[start of SOURCE EXCERPT]
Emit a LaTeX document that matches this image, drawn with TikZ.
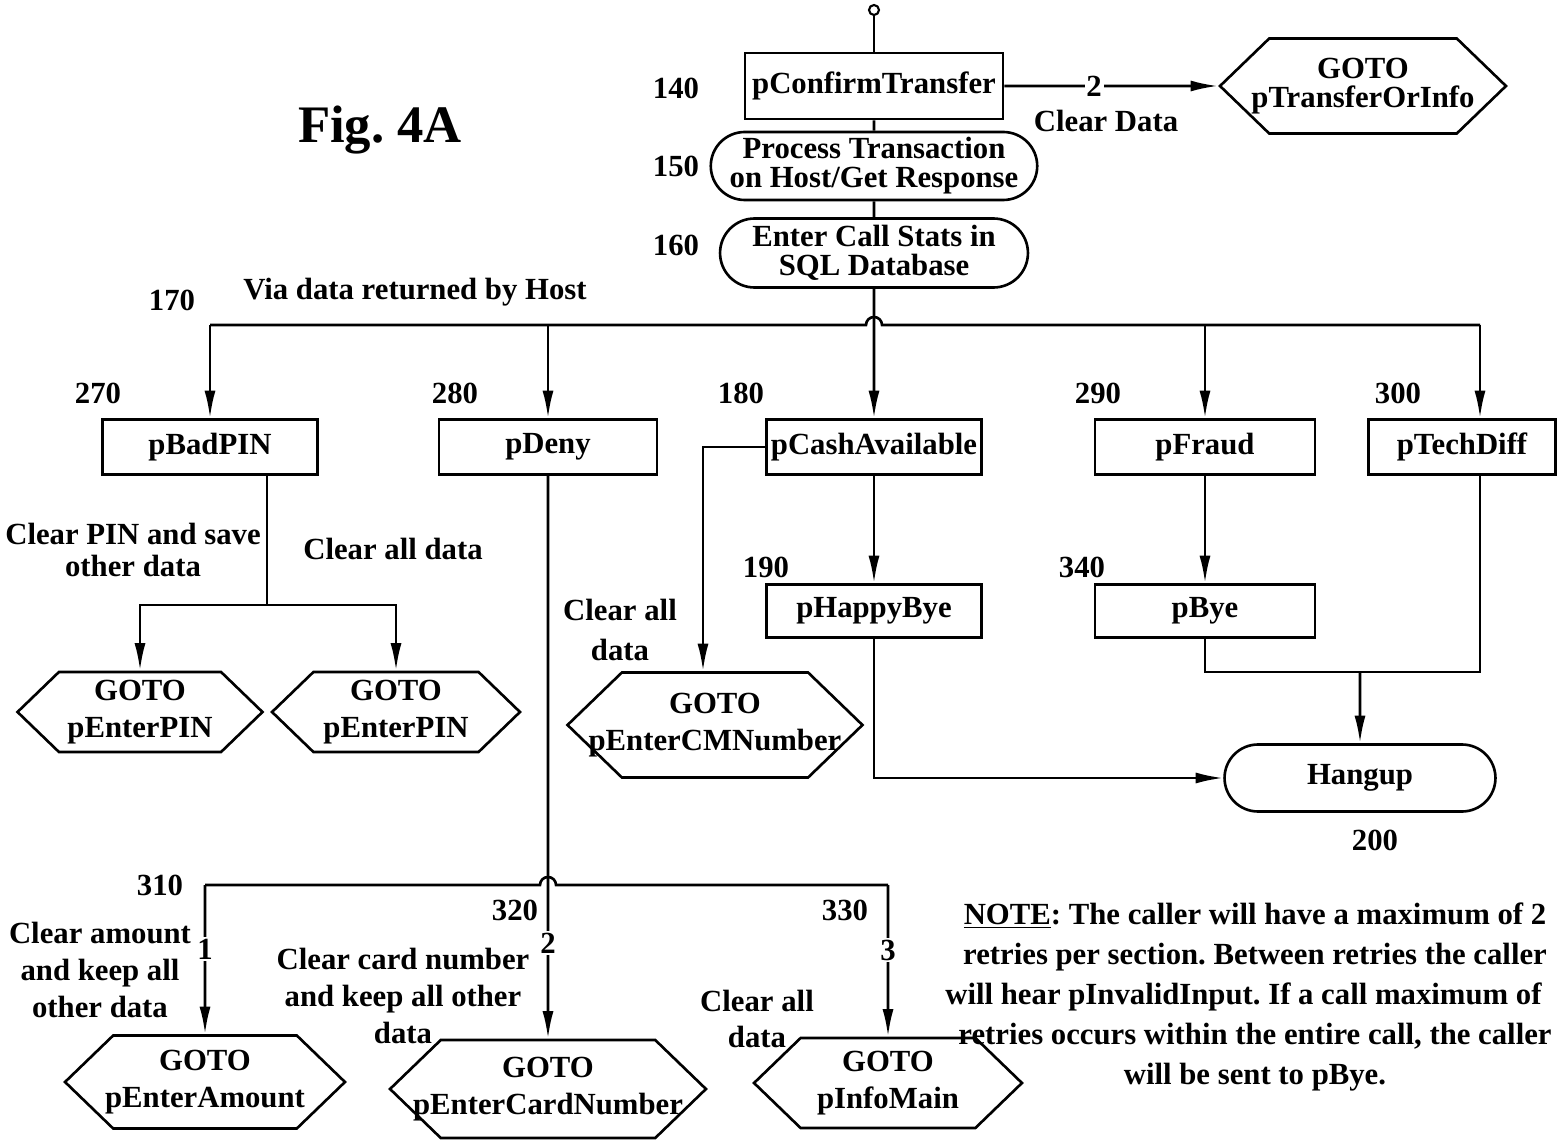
\documentclass[tikz,border=0pt]{standalone}
\usepackage{fontspec}
\setmainfont{Liberation Serif}
\usetikzlibrary{arrows.meta,shapes.misc,shapes.symbols}

\begin{document}
\frenchspacing
\begin{tikzpicture}[x=0.02cm,y=-0.02cm,line width=1.5pt]

    \tikzset{
      stepbox/.style={draw, rectangle, minimum width=4.3cm, minimum height=1.1cm,
        inner sep=2pt, font=\fontsize{17.5}{19}\selectfont\bfseries},
      procbox/.style={draw, rounded rectangle, inner sep=2pt, align=center,
        font=\fontsize{17.5}{16.5}\selectfont\bfseries},
      gotobox/.style={draw, signal, signal to=west and east, signal pointer angle=88,
        inner ysep=1pt, inner xsep=-0.7cm, align=center, font=\fontsize{17.5}{21}\selectfont\bfseries},
      reflab/.style={font=\fontsize{17.5}{19}\selectfont\bfseries},
      notelab/.style={align=center, font=\fontsize{17.5}{21}\selectfont\bfseries},
      numlab/.style={fill=white, inner sep=1pt, font=\fontsize{17.5}{19}\selectfont\bfseries},
      arr/.style={-{Latex[length=0.55cm,width=0.22cm]}},
    }
    \useasboundingbox (0,0) rectangle (1560,1142);

    % top of the chart
    \node[draw, circle, inner sep=0pt, minimum size=0.2cm, line width=1.2pt] (start) at (874,10) {};
    \node[stepbox, minimum width=5.16cm, minimum height=1.32cm] (confirm) at (874,86) {pConfirmTransfer};
    \node[gotobox, minimum width=5.72cm, minimum height=1.9cm, font=\fontsize{17.5}{16.5}\selectfont\bfseries] (gotoTrans) at (1363,86) {GOTO\\pTransferOrInfo};
    \node[procbox, minimum width=6.5cm, minimum height=1.36cm] (process) at (874,166) {Process Transaction\\on Host/Get Response};
    \node[procbox, minimum width=6.3cm, minimum height=1.38cm] (stats) at (874,253) {Enter Call Stats in\\SQL Database};

    \node[reflab] at (676,88) {140};
    \node[reflab] at (676,166) {150};
    \node[reflab] at (676,245) {160};
    \node[reflab] at (1106,121) {Clear Data};
    \node[font=\fontsize{30}{34}\selectfont\bfseries] at (380,130) {Fig. 4A};
    \node[reflab] at (172,300) {170};
    \node[reflab] at (415,292) {Via data returned by Host};

    \draw (start) -- (confirm);
    \draw (confirm) -- (process);
    \draw (process) -- (stats);
    \draw[arr] (confirm) -- node[numlab,pos=0.42] {2} (gotoTrans);

    % second row
    \node[stepbox] (badpin) at (210,447) {pBadPIN};
    \node[stepbox, minimum width=4.36cm] (deny) at (548,447) {pDeny};
    \node[stepbox] (cash) at (874,447) {pCashAvailable};
    \node[stepbox, minimum width=4.4cm] (fraud) at (1205,447) {pFraud};
    \node[stepbox, minimum width=3.74cm] (techdiff) at (1462,447) {pTechDiff};
    \node[reflab] at (98,393) {270};
    \node[reflab] at (455,393) {280};
    \node[reflab] at (741,393) {180};
    \node[reflab] at (1098,393) {290};
    \node[reflab] at (1398,393) {300};

    \coordinate (busL) at (210,325);
    \coordinate (busR) at (1480,325);
    \draw (busL) -- (866,325) arc[start angle=180, end angle=0, radius=0.16cm] -- (busR);
    \draw[arr] (busL) -- (badpin);
    \draw[arr] (deny |- busL) -- (deny);
    \draw[arr] (stats) -- (cash);
    \draw[arr] (fraud |- busL) -- (fraud);
    \draw[arr] (busR) -- (busR |- techdiff.north);

    % pBadPIN branch
    \node[gotobox, minimum width=4.9cm, minimum height=1.6cm] (pin1) at (140,712) {GOTO\\pEnterPIN};
    \node[gotobox, minimum width=4.96cm, minimum height=1.6cm] (pin2) at (396,712) {GOTO\\pEnterPIN};
    \node[notelab, font=\fontsize{17.5}{18.5}\selectfont\bfseries] at (133,550) {Clear PIN and save\\other data};
    \node[reflab] at (393,549) {Clear all data};
    \coordinate (pinsplit) at (267,605);
    \draw (badpin.south -| pinsplit) -- (pinsplit);
    \draw[arr] (pinsplit) -| (pin1);
    \draw[arr] (pinsplit) -| (pin2);

    % pCashAvailable branch
    \node[gotobox, minimum width=5.9cm, minimum height=2.1cm] (cmnum) at (715,725) {GOTO\\pEnterCMNumber};
    \node[notelab, font=\fontsize{17.5}{22.5}\selectfont\bfseries] at (620,630) {Clear all\\data};
    \node[stepbox, minimum height=1.06cm] (happybye) at (874,611) {pHappyBye};
    \node[reflab] at (766,567) {190};
    \draw[arr] (cash.west) -| ([xshift=-0.24cm]cmnum.north);
    \draw[arr] (cash) -- (happybye);

    % pFraud / pTechDiff to hangup
    \node[stepbox, minimum width=4.4cm, minimum height=1.06cm] (bye) at (1205,611) {pBye};
    \node[reflab] at (1082,567) {340};
    \node[procbox, minimum width=5.56cm, minimum height=1.34cm] (hangup) at (1360,778) {Hangup};
    \node[reflab] at (1375,840) {200};
    \coordinate (merge) at (1360,672);
    \draw[arr] (fraud) -- (bye);
    \draw (bye) |- (busR |- merge) -- (busR |- techdiff.south);
    \draw[arr] (merge) -- (hangup);
    \draw[arr] (happybye) |- (hangup);

    % pDeny branch
    \node[gotobox, minimum width=5.6cm, minimum height=1.86cm] (amount) at (205,1082) {GOTO\\pEnterAmount};
    \node[gotobox, minimum width=6.32cm, minimum height=1.96cm] (cardnum) at (548,1089) {GOTO\\pEnterCardNumber};
    \node[gotobox, minimum width=5.36cm, minimum height=1.8cm] (infomain) at (888,1083) {GOTO\\pInfoMain};
    \node[reflab] at (160,885) {310};
    \node[reflab] at (515,910) {320};
    \node[reflab] at (845,910) {330};
    \node[notelab] at (100,970) {Clear amount\\and keep all\\other data};
    \node[notelab] at (403,996) {Clear card number\\and keep all other\\data};
    \node[notelab] at (757,1019) {Clear all\\data};

    \coordinate (lbL) at (205,885);
    \coordinate (lbR) at (888,885);
    \draw (lbL) -- (540,885) arc[start angle=180, end angle=0, radius=0.16cm] -- (lbR);
    \draw[arr] (deny) -- node[numlab,pos=0.83] {2} (cardnum);
    \draw[arr] (lbL) -- node[numlab,pos=0.43] {1} (amount);
    \draw[arr] (lbR) -- node[numlab,pos=0.43] {3} (infomain);

    % note
    \node[notelab, font=\fontsize{17.5}{22.7}\selectfont\bfseries] at (1255,997)
      {\underline{NOTE}: The caller will have a maximum of 2\\
       retries per section. Between retries the caller\\
       will hear pInvalidInput. If a call maximum of\hphantom{ 2}\\
       retries occurs within the entire call, the caller\\
       will be sent to pBye.};

\end{tikzpicture}
\end{document}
[end of SOURCE EXCERPT]
INSTRUCTIONS TO FOLLOW: Omit pictures; set down the rest of the material word for word.

RESULT OF THIS EXERCISE:
Emit a LaTeX document that matches this image, drawn with TikZ.
\documentclass[tikz,border=0pt]{standalone}
\usepackage{fontspec}
\setmainfont{Liberation Serif}
\usetikzlibrary{arrows.meta,shapes.misc,shapes.symbols}

\begin{document}
\frenchspacing
\begin{tikzpicture}[x=0.02cm,y=-0.02cm,line width=1.5pt]

    \tikzset{
      stepbox/.style={draw, rectangle, minimum width=4.3cm, minimum height=1.1cm,
        inner sep=2pt, font=\fontsize{17.5}{19}\selectfont\bfseries},
      procbox/.style={draw, rounded rectangle, inner sep=2pt, align=center,
        font=\fontsize{17.5}{16.5}\selectfont\bfseries},
      gotobox/.style={draw, signal, signal to=west and east, signal pointer angle=88,
        inner ysep=1pt, inner xsep=-0.7cm, align=center, font=\fontsize{17.5}{21}\selectfont\bfseries},
      reflab/.style={font=\fontsize{17.5}{19}\selectfont\bfseries},
      notelab/.style={align=center, font=\fontsize{17.5}{21}\selectfont\bfseries},
      numlab/.style={fill=white, inner sep=1pt, font=\fontsize{17.5}{19}\selectfont\bfseries},
      arr/.style={-{Latex[length=0.55cm,width=0.22cm]}},
    }
    \useasboundingbox (0,0) rectangle (1560,1142);

    % top of the chart
    \node[draw, circle, inner sep=0pt, minimum size=0.2cm, line width=1.2pt] (start) at (874,10) {};
    \node[stepbox, minimum width=5.16cm, minimum height=1.32cm] (confirm) at (874,86) {pConfirmTransfer};
    \node[gotobox, minimum width=5.72cm, minimum height=1.9cm, font=\fontsize{17.5}{16.5}\selectfont\bfseries] (gotoTrans) at (1363,86) {GOTO\\pTransferOrInfo};
    \node[procbox, minimum width=6.5cm, minimum height=1.36cm] (process) at (874,166) {Process Transaction\\on Host/Get Response};
    \node[procbox, minimum width=6.3cm, minimum height=1.38cm] (stats) at (874,253) {Enter Call Stats in\\SQL Database};

    \node[reflab] at (676,88) {140};
    \node[reflab] at (676,166) {150};
    \node[reflab] at (676,245) {160};
    \node[reflab] at (1106,121) {Clear Data};
    \node[font=\fontsize{30}{34}\selectfont\bfseries] at (380,130) {Fig. 4A};
    \node[reflab] at (172,300) {170};
    \node[reflab] at (415,292) {Via data returned by Host};

    \draw (start) -- (confirm);
    \draw (confirm) -- (process);
    \draw (process) -- (stats);
    \draw[arr] (confirm) -- node[numlab,pos=0.42] {2} (gotoTrans);

    % second row
    \node[stepbox] (badpin) at (210,447) {pBadPIN};
    \node[stepbox, minimum width=4.36cm] (deny) at (548,447) {pDeny};
    \node[stepbox] (cash) at (874,447) {pCashAvailable};
    \node[stepbox, minimum width=4.4cm] (fraud) at (1205,447) {pFraud};
    \node[stepbox, minimum width=3.74cm] (techdiff) at (1462,447) {pTechDiff};
    \node[reflab] at (98,393) {270};
    \node[reflab] at (455,393) {280};
    \node[reflab] at (741,393) {180};
    \node[reflab] at (1098,393) {290};
    \node[reflab] at (1398,393) {300};

    \coordinate (busL) at (210,325);
    \coordinate (busR) at (1480,325);
    \draw (busL) -- (866,325) arc[start angle=180, end angle=0, radius=0.16cm] -- (busR);
    \draw[arr] (busL) -- (badpin);
    \draw[arr] (deny |- busL) -- (deny);
    \draw[arr] (stats) -- (cash);
    \draw[arr] (fraud |- busL) -- (fraud);
    \draw[arr] (busR) -- (busR |- techdiff.north);

    % pBadPIN branch
    \node[gotobox, minimum width=4.9cm, minimum height=1.6cm] (pin1) at (140,712) {GOTO\\pEnterPIN};
    \node[gotobox, minimum width=4.96cm, minimum height=1.6cm] (pin2) at (396,712) {GOTO\\pEnterPIN};
    \node[notelab, font=\fontsize{17.5}{18.5}\selectfont\bfseries] at (133,550) {Clear PIN and save\\other data};
    \node[reflab] at (393,549) {Clear all data};
    \coordinate (pinsplit) at (267,605);
    \draw (badpin.south -| pinsplit) -- (pinsplit);
    \draw[arr] (pinsplit) -| (pin1);
    \draw[arr] (pinsplit) -| (pin2);

    % pCashAvailable branch
    \node[gotobox, minimum width=5.9cm, minimum height=2.1cm] (cmnum) at (715,725) {GOTO\\pEnterCMNumber};
    \node[notelab, font=\fontsize{17.5}{22.5}\selectfont\bfseries] at (620,630) {Clear all\\data};
    \node[stepbox, minimum height=1.06cm] (happybye) at (874,611) {pHappyBye};
    \node[reflab] at (766,567) {190};
    \draw[arr] (cash.west) -| ([xshift=-0.24cm]cmnum.north);
    \draw[arr] (cash) -- (happybye);

    % pFraud / pTechDiff to hangup
    \node[stepbox, minimum width=4.4cm, minimum height=1.06cm] (bye) at (1205,611) {pBye};
    \node[reflab] at (1082,567) {340};
    \node[procbox, minimum width=5.56cm, minimum height=1.34cm] (hangup) at (1360,778) {Hangup};
    \node[reflab] at (1375,840) {200};
    \coordinate (merge) at (1360,672);
    \draw[arr] (fraud) -- (bye);
    \draw (bye) |- (busR |- merge) -- (busR |- techdiff.south);
    \draw[arr] (merge) -- (hangup);
    \draw[arr] (happybye) |- (hangup);

    % pDeny branch
    \node[gotobox, minimum width=5.6cm, minimum height=1.86cm] (amount) at (205,1082) {GOTO\\pEnterAmount};
    \node[gotobox, minimum width=6.32cm, minimum height=1.96cm] (cardnum) at (548,1089) {GOTO\\pEnterCardNumber};
    \node[gotobox, minimum width=5.36cm, minimum height=1.8cm] (infomain) at (888,1083) {GOTO\\pInfoMain};
    \node[reflab] at (160,885) {310};
    \node[reflab] at (515,910) {320};
    \node[reflab] at (845,910) {330};
    \node[notelab] at (100,970) {Clear amount\\and keep all\\other data};
    \node[notelab] at (403,996) {Clear card number\\and keep all other\\data};
    \node[notelab] at (757,1019) {Clear all\\data};

    \coordinate (lbL) at (205,885);
    \coordinate (lbR) at (888,885);
    \draw (lbL) -- (540,885) arc[start angle=180, end angle=0, radius=0.16cm] -- (lbR);
    \draw[arr] (deny) -- node[numlab,pos=0.83] {2} (cardnum);
    \draw[arr] (lbL) -- node[numlab,pos=0.43] {1} (amount);
    \draw[arr] (lbR) -- node[numlab,pos=0.43] {3} (infomain);

    % note
    \node[notelab, font=\fontsize{17.5}{22.7}\selectfont\bfseries] at (1255,997)
      {\underline{NOTE}: The caller will have a maximum of 2\\
       retries per section. Between retries the caller\\
       will hear pInvalidInput. If a call maximum of\hphantom{ 2}\\
       retries occurs within the entire call, the caller\\
       will be sent to pBye.};

\end{tikzpicture}
\end{document}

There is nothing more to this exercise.